The government has been consulting on the application of changes to zero hours contracts and on 4 March 2025, it published its response to the consultation of zero hours contracts and how they apply to agency workers.
The link to the consultation is here Government response to the consultation on the application
of zero hours contracts measures to agency workers
What were the original proposals?
Right to guaranteed hours
To end one sided flexibility, low and zero hours workers who satisfy certain conditions will have to be offered by the employer a contract with guaranteed hours that reflects the hours worked during a specific reference period. It is anticipated that the reference period will be 12 weeks.
The right will apply to qualifying zero hours and low hours workers. At the moment we do not know what the definition of low hours will be.
What will happen is that when a worker’s hours over the reference period exceed the minimum number of hours provided for under the contract, an employer will then have to offer a contract which effectively reflects the number of hours they regularly work.
Such an offer will have to be made after the initial reference period and then after each subsequent reference period. The offer will have to set out the days and times when the employer will make work available or set up what working pattern is.
A worker will have a response period to decide whether or not to accept the offer of a guaranteed hours contract. So the key point here is that whilst the employer has to offer a guaranteed hours contract to the worker, they do not have to accept this.

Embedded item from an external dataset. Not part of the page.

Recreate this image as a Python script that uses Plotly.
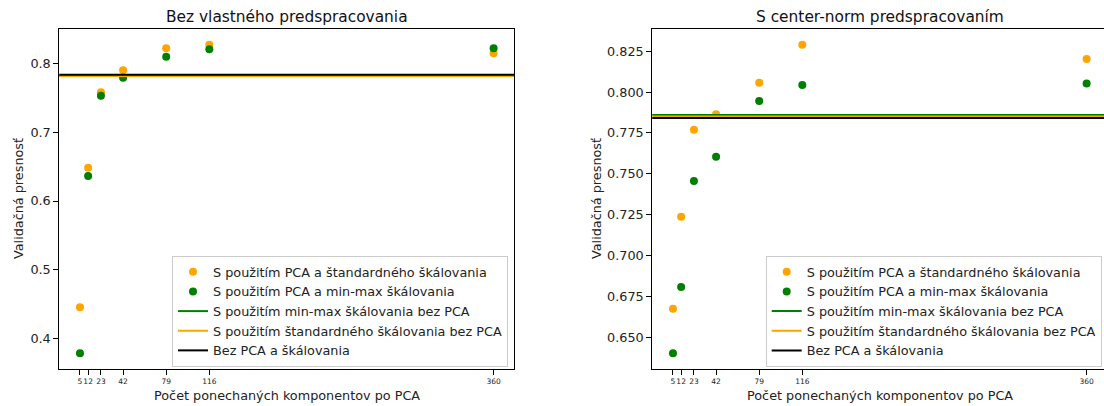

It will however inevitably reduce the flexibility that employers have if they use zero hours contracts and employers will have to address their staffing structures if these types arrangements are routinely used..
Right to reasonable notice of shift changes and compensation payments
Workers on a zero hours contract will be given the right to have reasonable notice of shifts and shift
changes and also to payment for any shifts that are moved or cancelled at short notice. At the
moment, the government has yet to clarify what they mean by "moved" or "short notice".
What has changed in the consultation?
The ban on zero hours contracts will now apply to agency workers and also umbrella companies will be regulated. The whole aim is to continue to strengthen workers’ rights. There will be a responsibility on both the employment agency and the end hirer to provide an agency worker with reasonable notice of shifts
There will be a similar responsibility to make proportionate payments where a shift is changed or curtailed without sufficient notice. This responsibility will be on the employment agency but they will be allowed to re-coup this from the end hirer if the agreement with the entire covers this.
It will be the responsibility of the end hirer to offer guaranteed hours to qualifying agency workers but there may well be an exception for genuine seasonal demand work.
The initial response from some of the major recruitment agencies has been that this could make management of agency workers almost unworkable and it could lead to a reduced hiring and potentially then more individuals being engaged on a self-employed basis.
It is anticipated that the changes to zero hours contracts will not come into effect until sometime in 2026 but the situation seems to be changing on a weekly, sometimes daily basis.